The ITAT initially held the penalty order void ab initio due to the absence of such approval. However, upon further scrutiny, it was revealed that the omission of the correct date in the penalty order was a typographical error and that the approval from the JCIT was indeed obtained, albeit a day after the order was dated. The Tribunal, considering the provisions of section 292B (previously section 292A) which allows for rectification of clerical errors, dismissed the Department's miscellaneous applications seeking to void the penalty order.
Analysis
Precedents Cited
The Tribunal referenced several landmark cases to substantiate its decision:
- Mulchand Rampuria Vs ITO (2001) 252 ITR 758 (Cal): This case established that following the enactment of section 292B, no notice is deemed invalid solely due to a mistake, provided the substance aligns with the Act's intent.
- CIT Vs. Kedia Leather and Liquor Ltd. (2007) 293 ITR 95 (MP): Affirmed that ITATs can rectify apparent mistakes under section 254 but cannot review their orders.
- CIT Vs. Honda Siel Power Products Ltd. (2007) 293 ITR 132 (Del): Reinforced that rectification under section 254 is not equivalent to reviewing or recalling an order.
- CIT Vs. Hindustan Coca Cola Beverages P. Ltd. (2007) 293 ITR 163 (Del): Further emphasized the distinction between rectification and review powers.
Legal Reasoning
The Tribunal meticulously analyzed the procedural steps involved in imposing the penalty under section 271AAB. It acknowledged that while the A.O. dated the penalty order on 29/09/2016, the necessary approval from the JCIT was granted on 30/09/2016. The Tribunal identified the discrepancy in dates as a mere clerical error, as evidenced by the simultaneous dispatch of the penalty order and the approval notice to the assessee on 30/09/2016.
Invoking section 292B of the Income Tax Act, the Tribunal held that such inadvertent mistakes, which do not alter the substantive intent and effect of the order, are rectifiable. The Tribunal emphasized that the procedural mandate under section 274(2) was fulfilled, albeit with a typographical lapse. Therefore, the penalty order maintained its validity and was not void ab initio.
Impact
This judgment underscores the judiciary's nuanced approach in distinguishing between substantive legal breaches and procedural or clerical errors. It reaffirms the applicability of section 292B for rectifying inadvertent mistakes without undermining the integrity of statutory mandates. Future cases involving similar procedural discrepancies can rely on this precedent to argue that such errors do not invalidate the substantive aspects of administrative orders, provided that the core legal requirements are fulfilled.

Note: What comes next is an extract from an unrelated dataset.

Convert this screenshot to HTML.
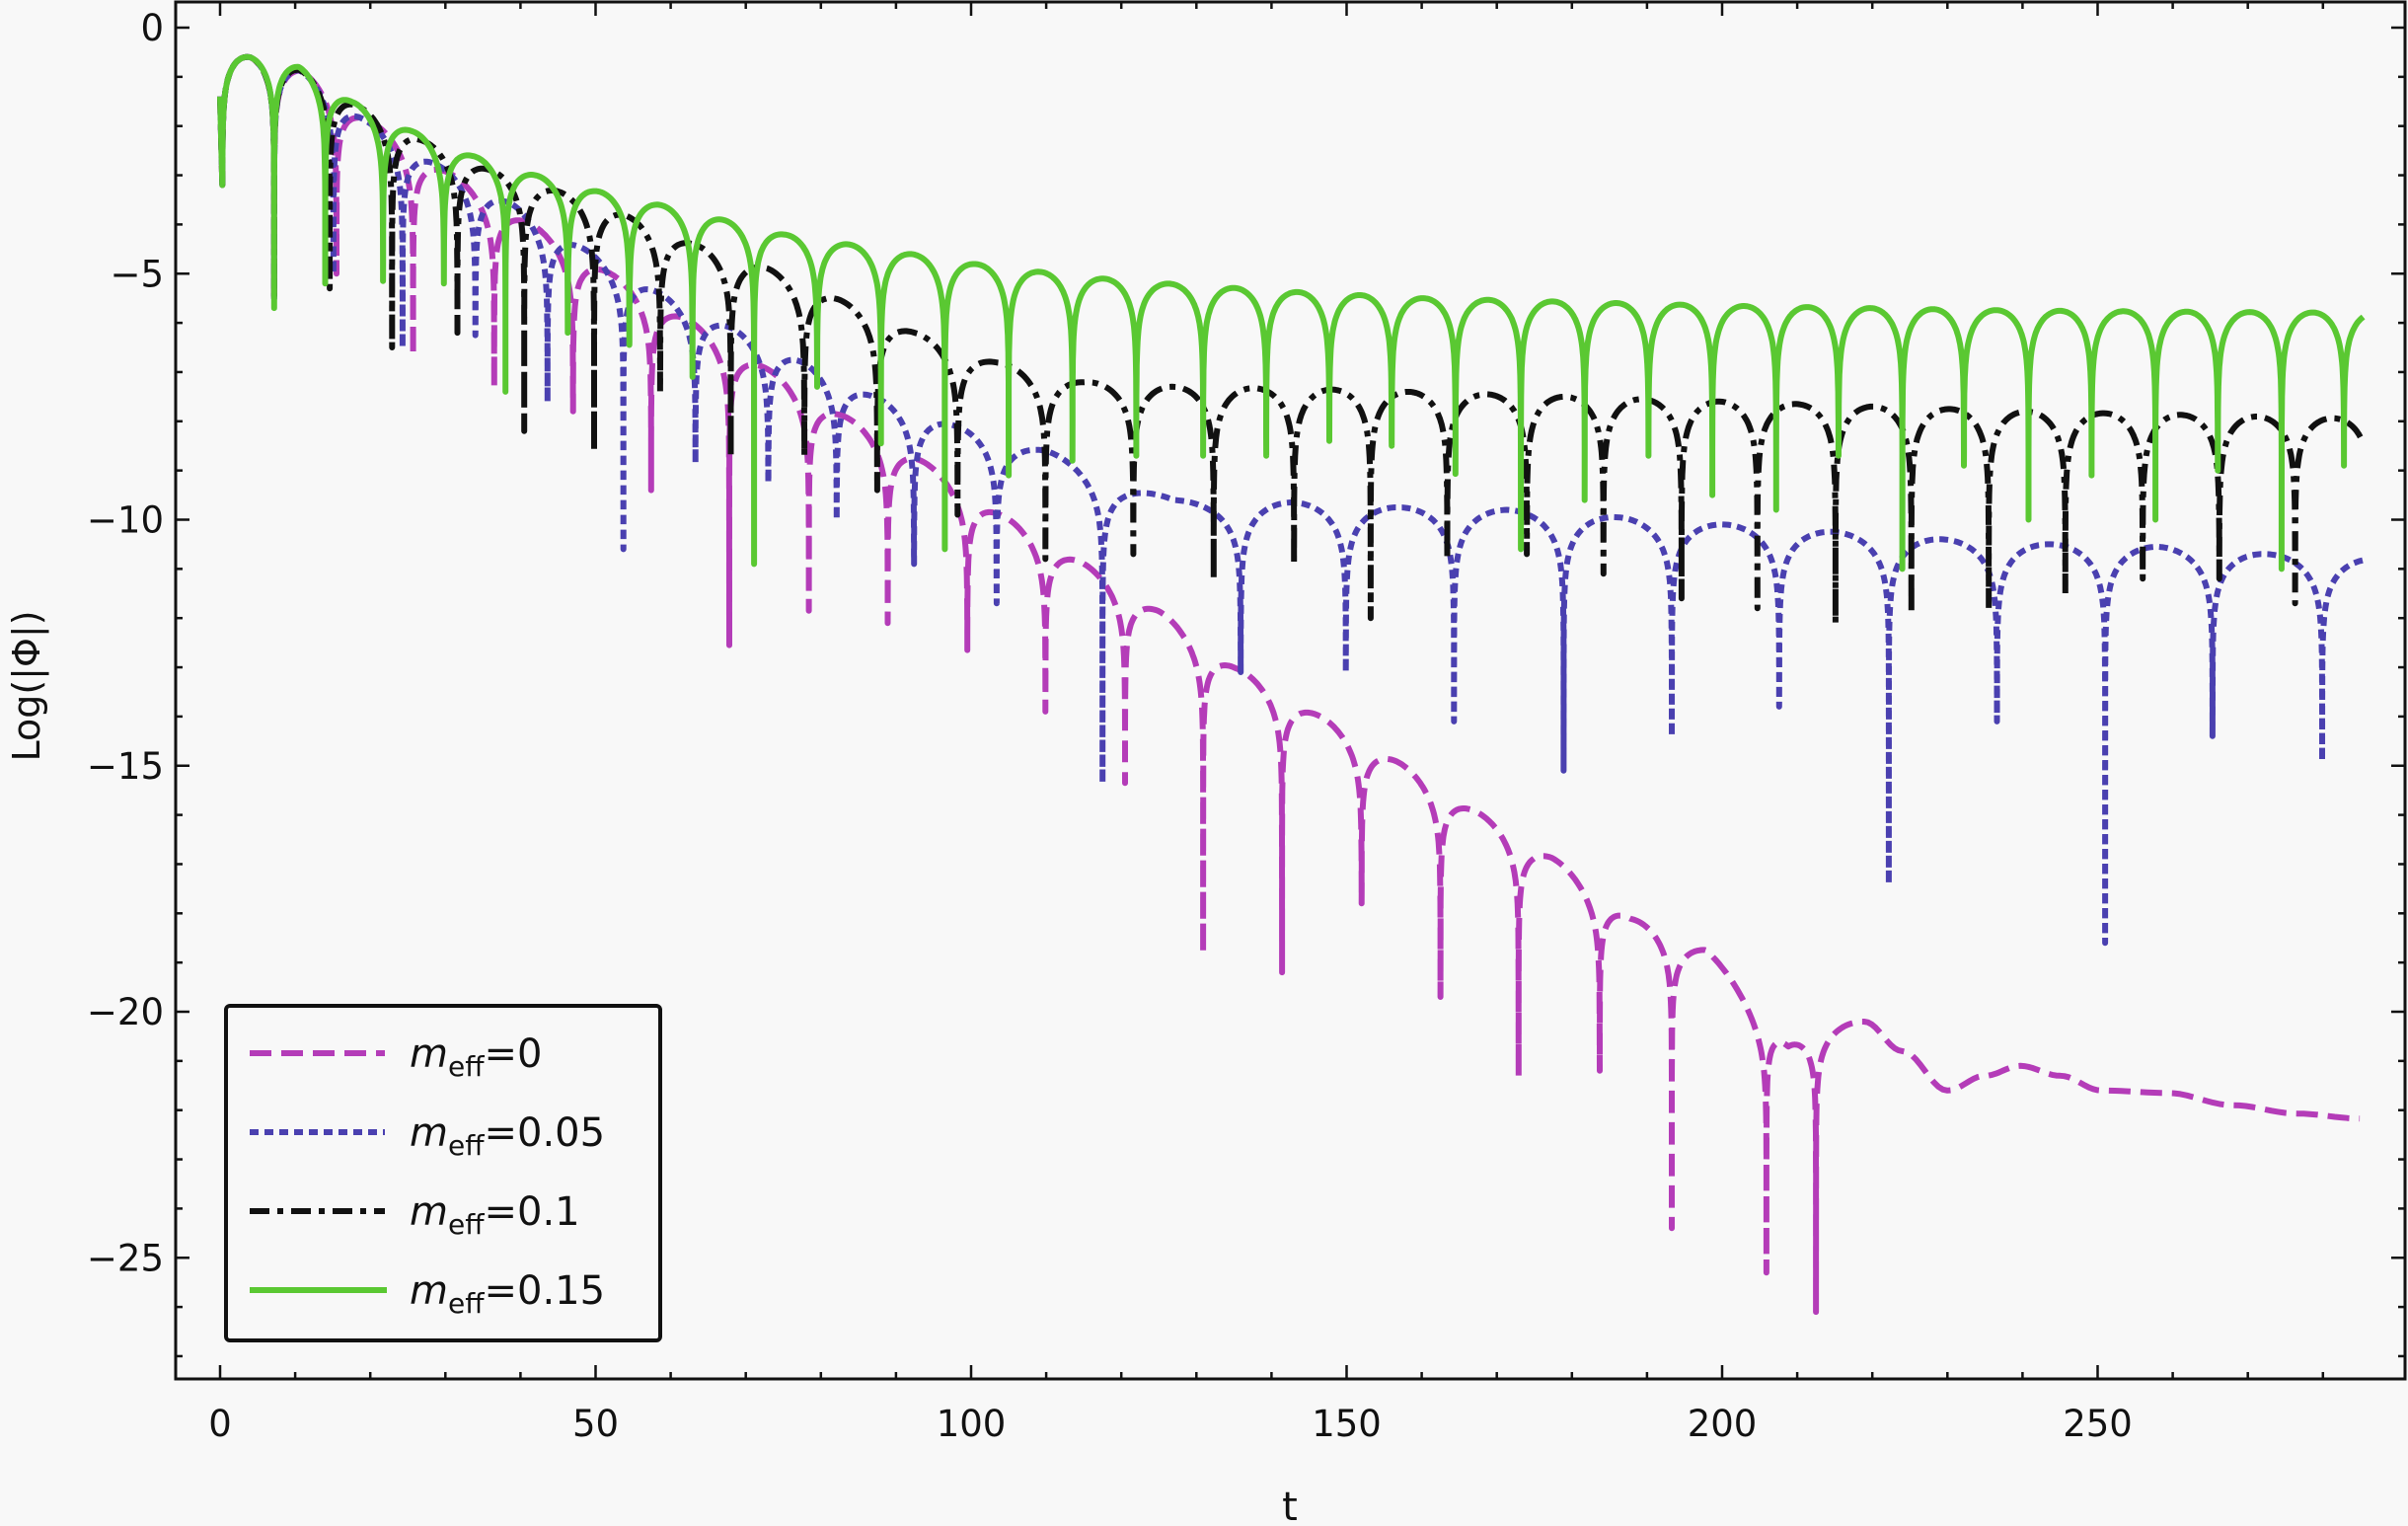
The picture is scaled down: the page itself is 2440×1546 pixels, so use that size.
<!DOCTYPE html>
<html><head><meta charset="utf-8">
<style>
html,body{margin:0;padding:0;background:#f8f8f8;}
svg{display:block;}
text{font-family:"DejaVu Sans","Liberation Sans",sans-serif;fill:#111;}
</style></head>
<body>
<svg id="s" width="2440" height="1546" viewBox="0 0 2440 1546" xmlns="http://www.w3.org/2000/svg">
<rect x="0" y="0" width="2440" height="1546" fill="#f8f8f8"/>
<defs><clipPath id="c"><rect x="178" y="2" width="2259" height="1395"/></clipPath></defs>
<g id="curves" clip-path="url(#c)"></g>
<g id="axes"></g>
<g id="legend">
<rect x="229" y="1019" width="440" height="339" rx="4" fill="#f8f8f8" stroke="#111" stroke-width="4"/>
<line x1="253" y1="1067" x2="390" y2="1067" stroke="#b43cb8" stroke-width="6" stroke-dasharray="22 10"/>
<line x1="253" y1="1147" x2="390" y2="1147" stroke="#4a40b0" stroke-width="6" stroke-dasharray="9 6"/>
<line x1="253" y1="1227" x2="390" y2="1227" stroke="#111" stroke-width="6" stroke-dasharray="20 8 6 8"/>
<line x1="253" y1="1307" x2="392" y2="1307" stroke="#5ac832" stroke-width="6"/>
<text x="415" y="1081" font-size="40"><tspan font-style="italic">m</tspan><tspan font-size="28" dy="9">eff</tspan><tspan dy="-9">=0</tspan></text>
<text x="415" y="1161" font-size="40"><tspan font-style="italic">m</tspan><tspan font-size="28" dy="9">eff</tspan><tspan dy="-9">=0.05</tspan></text>
<text x="415" y="1241" font-size="40"><tspan font-style="italic">m</tspan><tspan font-size="28" dy="9">eff</tspan><tspan dy="-9">=0.1</tspan></text>
<text x="415" y="1321" font-size="40"><tspan font-style="italic">m</tspan><tspan font-size="28" dy="9">eff</tspan><tspan dy="-9">=0.15</tspan></text>
</g>
<text x="1307" y="1540" font-size="40" text-anchor="middle">t</text>
<text x="0" y="0" font-size="38" text-anchor="middle" transform="translate(40,695) rotate(-90)">Log(|Φ|)</text>
</svg>
<script>
(function(){
var NS="http://www.w3.org/2000/svg";
function X(t){return 223+7.61*t;}
function Y(v){return 28-49.85*v;}
function interp(pts,t){
 if(t<=pts[0][0])return pts[0][1];
 for(var i=0;i<pts.length-1;i++){if(t<=pts[i+1][0]){var a=pts[i],b=pts[i+1];return a[1]+(b[1]-a[1])*(t-a[0])/(b[0]-a[0]);}}
 return pts[pts.length-1][1];
}
function lobes(dips,depths,env,tEnd){
 var P=[[0,-1.4]];
 for(var k=0;k<dips.length;k++){
  var d0=dips[k],d1=(k+1<dips.length)?dips[k+1]:dips[k]+(dips[k]-dips[k-1]);
  P.push([d0,depths[k]]);
  var N=80;
  for(var i=1;i<N;i++){
   var u=(1-Math.cos(Math.PI*i/N))/2;
   var t=d0+u*(d1-d0); if(t>tEnd){break;}
   var e=interp(env,t);
   var s=Math.sin(Math.PI*u);
   var fl=(u<0.5)?depths[k]:(k+1<depths.length?depths[k+1]:depths[k]);
   var v=e+Math.log10(Math.max(s,Math.pow(10,fl-e)));
   P.push([t,v]);
  }
  if(d1>tEnd)break;
 }
 return P;
}
function path(P){var s="";for(var i=0;i<P.length;i++){s+=(i?"L":"M")+X(P[i][0]).toFixed(1)+" "+Y(P[i][1]).toFixed(1);}return s;}
var g=document.getElementById("curves");
function add(d,col,dash,w){var p=document.createElementNS(NS,"path");p.setAttribute("d",d);p.setAttribute("fill","none");p.setAttribute("stroke",col);p.setAttribute("stroke-width",w||6);p.setAttribute("stroke-linejoin","round");if(dash)p.setAttribute("stroke-dasharray",dash);g.appendChild(p);}

// magenta
var mD=[0.3,7.2,15.5,25.7,36.5,47,57.4,67.8,78.4,88.9,99.5,109.9,120.5,130.9,141.4,152,162.5,172.9,183.7,193.3,205.9,212.5];
var mDp=[-3.2,-5.5,-5.0,-6.65,-7.3,-7.8,-9.4,-12.55,-11.85,-12.1,-12.65,-13.9,-15.35,-18.8,-19.2,-17.8,-19.7,-21.3,-21.2,-24.4,-25.3,-26.1];
var mE=[[0,-0.55],[4,-0.6],[10.5,-0.85],[20,-1.9],[31,-3.0],[41.5,-4.0],[52,-5.0],[60.8,-5.8],[71.4,-6.8],[82,-7.8],[92.5,-8.7],[104,-9.9],[114,-10.8],[125,-11.85],[135.2,-13],[145.4,-13.9],[156.6,-14.9],[166.9,-15.9],[177.3,-16.85],[187.8,-18.1],[197.8,-18.7],[208.8,-20.7],[218.9,-20.2]];
var MP=lobes(mD,mDp,mE,212.5);
MP=MP.filter(function(p){return p[0]<212.5;});
MP.push([212.5,-26.1]);
for(var i=1;i<=40;i++){var u=(1-Math.cos(Math.PI*i/80))*1;var t=212.5+6.4*u;MP.push([t,-20.2+Math.log10(Math.max(Math.sin(Math.PI/2*u),1e-6))]);}
var tail=[[218.9,-20.2],[224,-20.8],[230,-21.6],[235,-21.3],[239.7,-21.1],[245,-21.3],[250.5,-21.6],[259.3,-21.65],[268,-21.9],[276.6,-22.07],[284.9,-22.17]];
for(var j=0;j<tail.length-1;j++){var a=tail[j],b=tail[j+1];for(var i=1;i<=10;i++){var u=i/10;var w=(1-Math.cos(Math.PI*u))/2;MP.push([a[0]+(b[0]-a[0])*u,a[1]+(b[1]-a[1])*w]);}}
add(path(MP),"#b43cb8","22 10");

// blue
var bD=[0.3,7.2,15.1,24.3,34,43.6,53.7,63.3,73,82.1,92.4,103.4,117.5,135.9,149.9,164.3,178.9,193.3,207.6,222.2,236.6,251,265.3,279.9];
var bDp=[-3.2,-5.5,-5.0,-6.5,-6.25,-7.6,-10.6,-8.85,-9.25,-10,-10.9,-11.7,-15.35,-13.1,-13.1,-14.1,-15.1,-14.4,-13.8,-17.4,-14.1,-18.6,-14.4,-14.9];
var bE=[[0,-0.55],[4,-0.6],[10.5,-0.85],[19.5,-1.9],[29,-2.8],[39,-3.6],[48.5,-4.5],[58.5,-5.4],[68,-6.1],[77.5,-6.8],[87,-7.5],[98,-8.1],[110,-8.6],[127,-9.6],[143,-9.65],[157,-9.75],[171.5,-9.8],[186,-9.95],[200.5,-10.1],[215,-10.25],[229.4,-10.4],[243.8,-10.5],[258,-10.55],[272.6,-10.7],[287,-10.8]];
add(path(lobes(bD,bDp,bE,285.5)),"#4a40b0","9 6");

// black
var kD=[0.3,7.2,14.6,22.9,31.6,40.5,49.8,58.6,68,77.8,87.5,98.2,109.9,121.6,132.3,143,153.2,163.4,174,184.2,194.6,204.7,215.1,225.2,235.5,245.7,256,266.2,276.3];
var kDp=[-3.2,-5.5,-5.3,-6.5,-6.2,-8.2,-8.6,-7.4,-8.7,-8.7,-9.4,-9.9,-10.8,-10.7,-11.2,-10.9,-12,-10.8,-10.7,-11.1,-11.6,-11.8,-12.1,-11.9,-11.8,-11.5,-11.2,-11.2,-11.7];
var kE=[[0,-0.55],[4,-0.6],[10.5,-0.85],[19,-1.65],[27,-2.3],[36,-2.9],[44.5,-3.3],[53.7,-3.8],[63,-4.4],[73,-4.9],[82,-5.5],[92.5,-6.2],[103.4,-6.8],[115,-7.2],[127,-7.3],[147,-7.35],[158,-7.4],[200,-7.6],[240,-7.8],[285,-7.95]];
add(path(lobes(kD,kDp,kE,285.2)),"#111111","20 8 6 8");

// green
var gD=[0.3,7.2,14,21.7,29.8,38,46.3,54.5,62.9,71.1,79.5,88,96.5,105,113.5,122,130.9,139.3,147.7,156,164.5,173.2,181.7,190.2,198.7,207.2,215.5,224,232.2,240.8,249.2,257.7,266,274.5,282.8];
var gDp=[-3.2,-5.7,-5.2,-5.15,-5.2,-7.4,-6.2,-6.45,-7.1,-10.9,-7.3,-8.45,-10.6,-9.1,-8.8,-8.7,-8.7,-8.7,-8.4,-8.5,-9.07,-10.6,-9.6,-8.7,-9.5,-9.8,-8.7,-11,-8.9,-10,-9.1,-10,-9,-11,-8.9];
var gE=[[0,-0.55],[4,-0.6],[10.5,-0.8],[17.5,-1.5],[25.5,-2.1],[33.5,-2.6],[42,-3.0],[49.5,-3.3],[58.5,-3.6],[66.8,-3.9],[75,-4.2],[83.5,-4.4],[92,-4.6],[100.4,-4.8],[109,-4.96],[117.5,-5.1],[126,-5.2],[143,-5.37],[160.5,-5.5],[200,-5.65],[240,-5.75],[290,-5.8]];
add(path(lobes(gD,gDp,gE,285.4)),"#5ac832",null,6);

// axes
var ax=document.getElementById("axes");
function ln(x1,y1,x2,y2,w){var l=document.createElementNS(NS,"line");l.setAttribute("x1",x1);l.setAttribute("y1",y1);l.setAttribute("x2",x2);l.setAttribute("y2",y2);l.setAttribute("stroke","#111");l.setAttribute("stroke-width",w);ax.appendChild(l);}
function tx(x,y,s,anc){var t=document.createElementNS(NS,"text");t.setAttribute("x",x);t.setAttribute("y",y);t.setAttribute("font-size","37");t.setAttribute("text-anchor",anc);t.textContent=s;ax.appendChild(t);}
var L=178,R=2437,T=2,B=1397;
ax.innerHTML='<rect x="'+L+'" y="'+T+'" width="'+(R-L)+'" height="'+(B-T)+'" fill="none" stroke="#111" stroke-width="3"/>';
for(var t=0;t<=280;t+=10){var x=X(t);var maj=(t%50==0);var len=maj?14:7;ln(x,B,x,B-len,2.5);ln(x,T,x,T+len,2.5);if(maj)tx(x,1455,String(t),"middle");}
for(var v=0;v>=-27;v--){var y=Y(v);var maj=(v%5==0);var len=maj?14:7;ln(L,y,L+len,y,2.5);ln(R,y,R-len,y,2.5);if(maj)tx(166,y+13,v==0?"0":"\u2212"+(-v),"end");}
})();
</script>
</body></html>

Complex Concepts Simplified
To enhance comprehension, the following legal provisions and terminologies are elucidated:
- Section 271AAB: This section empowers the Income Tax authorities to impose penalties on non-disclosure of income. Specifically, it allows for a penalty of up to 100% of the undisclosed income, catering to aggressive tax avoidance schemes.
- Section 274(2): Mandates that certain penalties and orders, including those under section 271AAB, require prior approval from higher authorities like the Joint Commissioner of Income Tax. The use of the word "shall" in this context makes such approval mandatory.
- Section 292B: Provides the mechanism for rectifying mistakes in notices, orders, or other proceedings under the Income Tax Act. It ensures that inadvertent clerical errors do not lead to the invalidation of a legally sound order.
- Void ab initio: A legal term meaning that a decision or order is invalid from the very beginning, as if it never existed.
- Rectification: The legal process of correcting errors in a judgment or order without altering its substantive essence.
Conclusion
The ITAT Chandigarh's decision in DCIT, CC-II, Ludhiana v. M/s Sportking India Ltd. serves as a pivotal reference in income tax litigation, particularly concerning the rectification of procedural errors in penalty orders. By distinguishing between substantive legal compliance and procedural typographical mistakes, the Tribunal has reinforced the principle that the intent and effect of statutory provisions hold paramount importance over clerical inaccuracies.
This judgment not only clarifies the application of sections 271AAB, 274(2), and 292B but also provides a balanced approach that safeguards the interests of both the tax authorities and the taxpayers. It ensures that while procedural compliance is essential, inadvertent errors that do not undermine the substantive legal framework are appropriately addressed without rendering valid penalties void.
Legal practitioners and tax professionals should take note of this precedent to advocate effectively for their clients in cases where procedural lapses are contested, ensuring that such errors are rectified in line with statutory provisions without prejudicing the core outcomes of the cases.